Exercise requirements >> All lines featuring the string "that" are to be listed.

>>>>

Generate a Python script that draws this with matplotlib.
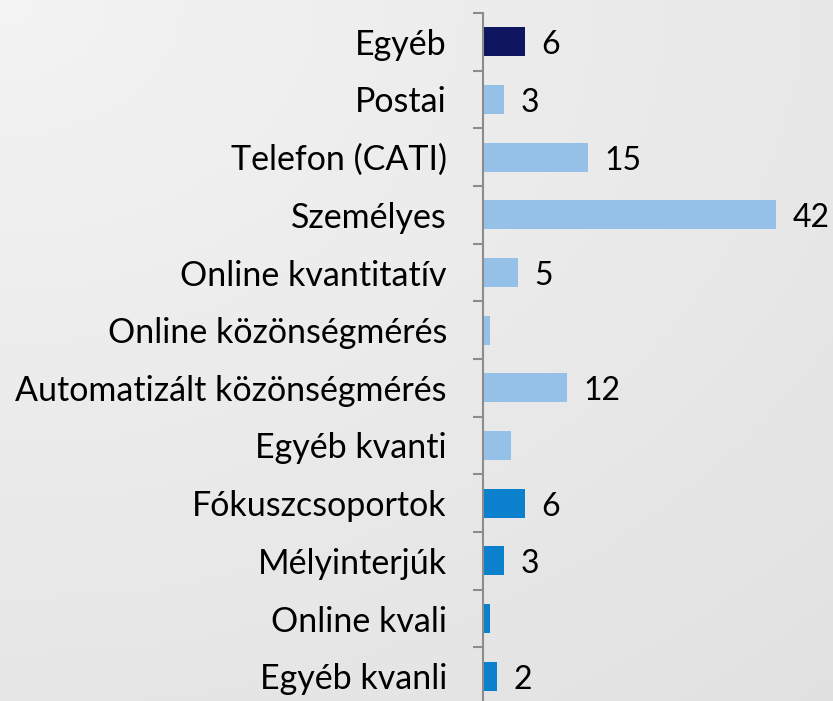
import matplotlib.pyplot as plt
import numpy as np

categories = ["Egyéb", "Postai", "Telefon (CATI)", "Személyes", "Online kvantitatív",
              "Online közönségmérés", "Automatizált közönségmérés", "Egyéb kvanti",
              "Fókuszcsoportok", "Mélyinterjúk", "Online kvali", "Egyéb kvanli"]
values = [6, 3, 15, 42, 5, 1, 12, 4, 6, 3, 1, 2]
labels = ["6", "3", "15", "42", "5", "", "12", "", "6", "3", "", "2"]
colors = ["#10155f"] + ["#95c1e8"] * 7 + ["#0b80cd"] * 4

plt.rcParams['font.family'] = ['Lato', 'DejaVu Sans']

W, H = 833, 701
fig = plt.figure(figsize=(W / 100, H / 100), dpi=100)

# background gradient
bg = fig.add_axes([0, 0, 1, 1])
yy, xx = np.mgrid[0:1:200j, 0:1:200j]
grad = 0.955 - 0.07 * np.sqrt((xx * 0.8) ** 2 + (yy * 0.9) ** 2) / 1.2
bg.imshow(np.dstack([grad, grad, grad]), extent=[0, 1, 0, 1], aspect='auto')
bg.axis('off')

ax = fig.add_axes([483 / W, -4 / H, 1 - 483 / W, (H - 13 + 4) / H])
ax.patch.set_alpha(0)
y = np.arange(len(categories))
ax.barh(y, values, height=0.5, color=colors)
ax.set_ylim(len(categories) - 0.5, -0.5)
ax.set_xlim(0, 50.1)

for yi, v, lab in zip(y, values, labels):
    if lab:
        ax.text(v + 2.4, yi + 0.06, lab, va='center', ha='left', fontsize=23, color='black')

ax.set_yticks(y)
ax.set_yticklabels(categories, fontsize=24.5)
ax.set_yticks(np.arange(-0.5, len(categories)), minor=True)
ax.tick_params(axis='y', which='major', length=0, pad=26)
ax.tick_params(axis='y', which='minor', length=7, width=1.5, color='#8c8c8c')
ax.set_xticks([])
for s in ['top', 'right', 'bottom']:
    ax.spines[s].set_visible(False)
ax.spines['left'].set_color('#8c8c8c')
ax.spines['left'].set_linewidth(1.5)

fig.savefig("out.png", dpi=100)
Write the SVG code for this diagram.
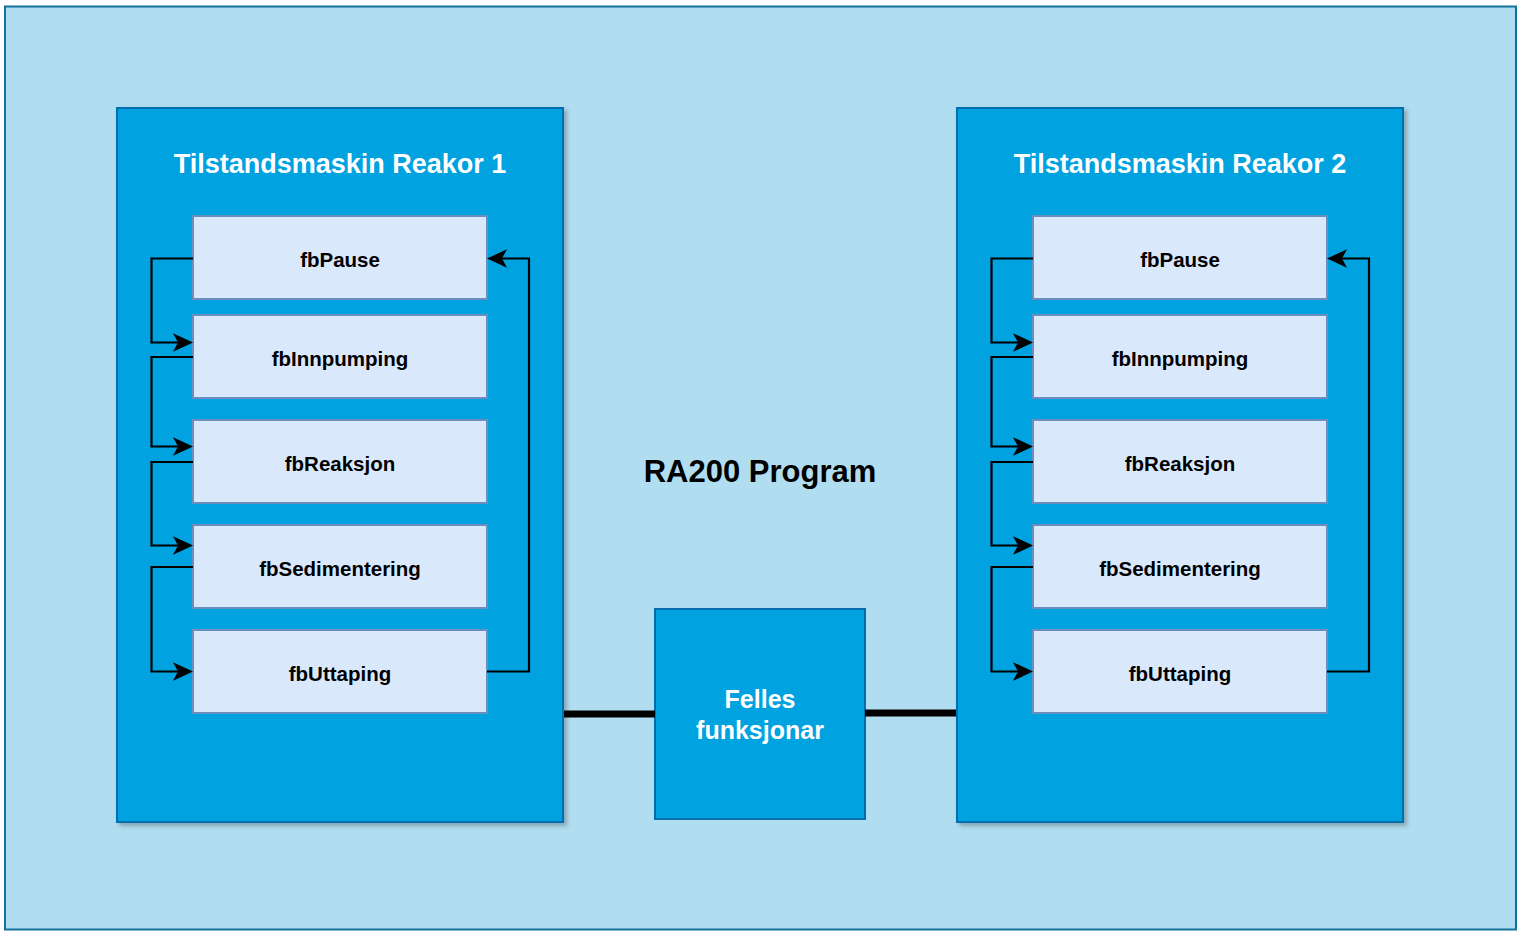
<svg xmlns="http://www.w3.org/2000/svg" width="1523" height="937" viewBox="0 0 1523 937">
<style>
.frame{fill:#B1DDF0;stroke:#10739E;stroke-width:2}
.cont{fill:#01A2E0;stroke:#006EAF;stroke-width:2}
.box{fill:#DAE8FC;stroke:#6C8EBF;stroke-width:2}
.t{font-family:"Liberation Sans",Arial,sans-serif;font-weight:bold;text-anchor:middle}
.lbl{font-size:20.5px;fill:#000}
.title{font-size:27px;fill:#fff}
.wire{fill:none;stroke:#000;stroke-width:2.2}
.thick{fill:none;stroke:#000;stroke-width:7}
</style>
<defs>
<marker id="arr" viewBox="0 0 20 20" refX="5" refY="10" markerWidth="20" markerHeight="20" markerUnits="userSpaceOnUse" orient="auto">
<path d="M20,10 L0,0.7 L5,10 L0,19.3 Z" fill="#000"/>
</marker>
<filter id="sh" x="-5%" y="-5%" width="115%" height="115%">
<feDropShadow dx="3" dy="3" stdDeviation="2" flood-color="#000" flood-opacity="0.25"/>
</filter>
</defs>
<rect class="frame" x="5" y="6.5" width="1511" height="923"/>
<text class="t" x="760" y="482" font-size="31" fill="#000">RA200 Program</text>

<g id="reaktor1">
<rect class="cont" x="117" y="108" width="446" height="714" filter="url(#sh)"/>
<text class="t title" x="340" y="173">Tilstandsmaskin Reakor 1</text>
</g>
<g id="reaktor2">
<rect class="cont" x="957" y="108" width="446" height="714" filter="url(#sh)"/>
<text class="t title" x="1180" y="173">Tilstandsmaskin Reakor 2</text>
</g>

<g id="r1-fbPause"><rect class="box" x="193" y="216" width="294" height="83"/><text class="t lbl" x="340" y="267">fbPause</text></g>
<g id="r1-fbInnpumping"><rect class="box" x="193" y="315" width="294" height="83"/><text class="t lbl" x="340" y="366">fbInnpumping</text></g>
<g id="r1-fbReaksjon"><rect class="box" x="193" y="420" width="294" height="83"/><text class="t lbl" x="340" y="471">fbReaksjon</text></g>
<g id="r1-fbSedimentering"><rect class="box" x="193" y="525" width="294" height="83"/><text class="t lbl" x="340" y="576">fbSedimentering</text></g>
<g id="r1-fbUttaping"><rect class="box" x="193" y="630" width="294" height="83"/><text class="t lbl" x="340" y="681">fbUttaping</text></g>

<g id="r2-fbPause"><rect class="box" x="1033" y="216" width="294" height="83"/><text class="t lbl" x="1180" y="267">fbPause</text></g>
<g id="r2-fbInnpumping"><rect class="box" x="1033" y="315" width="294" height="83"/><text class="t lbl" x="1180" y="366">fbInnpumping</text></g>
<g id="r2-fbReaksjon"><rect class="box" x="1033" y="420" width="294" height="83"/><text class="t lbl" x="1180" y="471">fbReaksjon</text></g>
<g id="r2-fbSedimentering"><rect class="box" x="1033" y="525" width="294" height="83"/><text class="t lbl" x="1180" y="576">fbSedimentering</text></g>
<g id="r2-fbUttaping"><rect class="box" x="1033" y="630" width="294" height="83"/><text class="t lbl" x="1180" y="681">fbUttaping</text></g>

<g id="felles">
<rect class="cont" x="655" y="609" width="210" height="210"/>
<text class="t" x="760" y="708" font-size="25" fill="#fff">Felles</text>
<text class="t" x="760" y="739" font-size="25" fill="#fff">funksjonar</text>
</g>

<g id="connectors">
<path class="wire" d="M193,258.5 H151.5 V342.5 H178" marker-end="url(#arr)"/>
<path class="wire" d="M193,357 H151.5 V446.5 H178" marker-end="url(#arr)"/>
<path class="wire" d="M193,462 H151.5 V545.5 H178" marker-end="url(#arr)"/>
<path class="wire" d="M193,567 H151.5 V671.5 H178" marker-end="url(#arr)"/>
<path class="wire" d="M487,671.5 H529 V258.5 H502" marker-end="url(#arr)"/>

<path class="wire" d="M1033,258.5 H991.5 V342.5 H1018" marker-end="url(#arr)"/>
<path class="wire" d="M1033,357 H991.5 V446.5 H1018" marker-end="url(#arr)"/>
<path class="wire" d="M1033,462 H991.5 V545.5 H1018" marker-end="url(#arr)"/>
<path class="wire" d="M1033,567 H991.5 V671.5 H1018" marker-end="url(#arr)"/>
<path class="wire" d="M1327,671.5 H1369 V258.5 H1342" marker-end="url(#arr)"/>

<path class="thick" d="M564,714 H655"/>
<path class="thick" d="M865,713 H956"/>
</g>
</svg>
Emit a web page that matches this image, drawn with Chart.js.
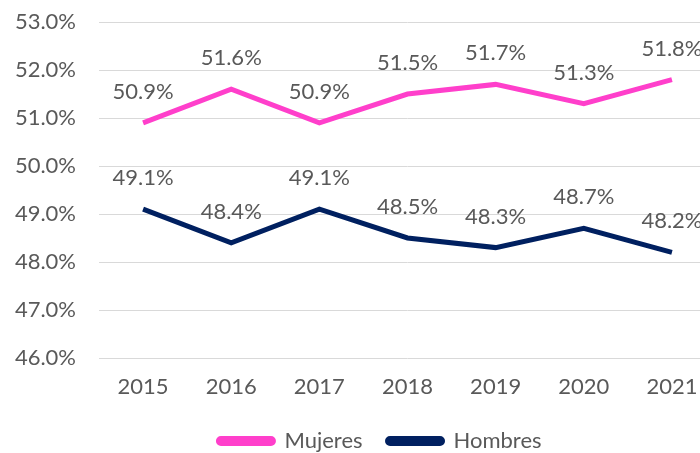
<!DOCTYPE html>
<html><head><meta charset="utf-8">
<script src="https://cdn.jsdelivr.net/npm/chart.js@4/dist/chart.umd.min.js"></script>
<style>
html,body{margin:0;padding:0;background:#fff;overflow:hidden;width:700px;height:453px}
#wrap{width:716px;height:453px;position:relative;overflow:hidden}
</style></head><body>
<div id="wrap"><canvas id="c" width="716" height="462"></canvas></div>
<script>
const years = ['2015','2016','2017','2018','2019','2020','2021'];
const mujeres = [50.9, 51.6, 50.9, 51.5, 51.7, 51.3, 51.8];
const hombres = [49.1, 48.4, 49.1, 48.5, 48.3, 48.7, 48.2];
const FONT = 'Lato';
const FS = 22;
const TXT = '#595959';

const labelPlugin = {
  id: 'valLabels',
  afterLayout(chart) {
    if (chart.legend) { chart.legend.left += 22; chart.legend.right += 22; }
  },
  afterDatasetsDraw(chart) {
    const ctx = chart.ctx;
    ctx.save();
    ctx.font = FS + 'px ' + FONT;
    ctx.fillStyle = TXT;
    ctx.textAlign = 'center';
    ctx.textBaseline = 'middle';
    chart.data.datasets.forEach((ds, i) => {
      const meta = chart.getDatasetMeta(i);
      meta.data.forEach((pt, j) => {
        ctx.fillText(ds.data[j].toFixed(1) + '%', pt.x, pt.y - 31);
      });
    });
    ctx.restore();
  }
};

new Chart(document.getElementById('c'), {
  type: 'line',
  data: {
    labels: years,
    datasets: [
      { label: 'Mujeres', data: mujeres, borderColor: '#FF3FCB', backgroundColor: '#FF3FCB', borderWidth: 5, pointRadius: 0, tension: 0 },
      { label: 'Hombres', data: hombres, borderColor: '#002060', backgroundColor: '#002060', borderWidth: 5, pointRadius: 0, tension: 0 }
    ]
  },
  options: {
    responsive: false,
    animation: false,
    layout: { padding: { top: 22, right: 0, left: 0, bottom: 0 } },
    plugins: {
      legend: {
        position: 'bottom',
        labels: { boxWidth: 55, boxHeight: 5, useBorderRadius: true, borderRadius: 2.5,
          color: TXT, font: { family: FONT, size: FS }, padding: 25 }
      },
      tooltip: { enabled: false }
    },
    scales: {
      x: {
        offset: true,
        afterFit(s) { s.height = 47; s.paddingLeft = 0; s.paddingRight = 0; },
        grid: { display: false },
        border: { display: false },
        ticks: { color: TXT, font: { family: FONT, size: FS }, padding: 8 }
      },
      y: {
        min: 46, max: 53,
        afterFit(s) { s.width = 99; s.paddingTop = 0; s.paddingBottom = 0; },
        grid: { color: '#d9d9d9', lineWidth: 1, drawTicks: false },
        border: { display: false },
        ticks: { stepSize: 1, color: TXT, font: { family: FONT, size: FS }, padding: 23,
          callback: v => v.toFixed(1) + '%' }
      }
    }
  },
  plugins: [labelPlugin]
});
</script>
</body></html>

<<<<

Answer for the task >>
Generate a Python script that draws this with matplotlib.
Emit a web page that matches this image, drawn with Chart.js.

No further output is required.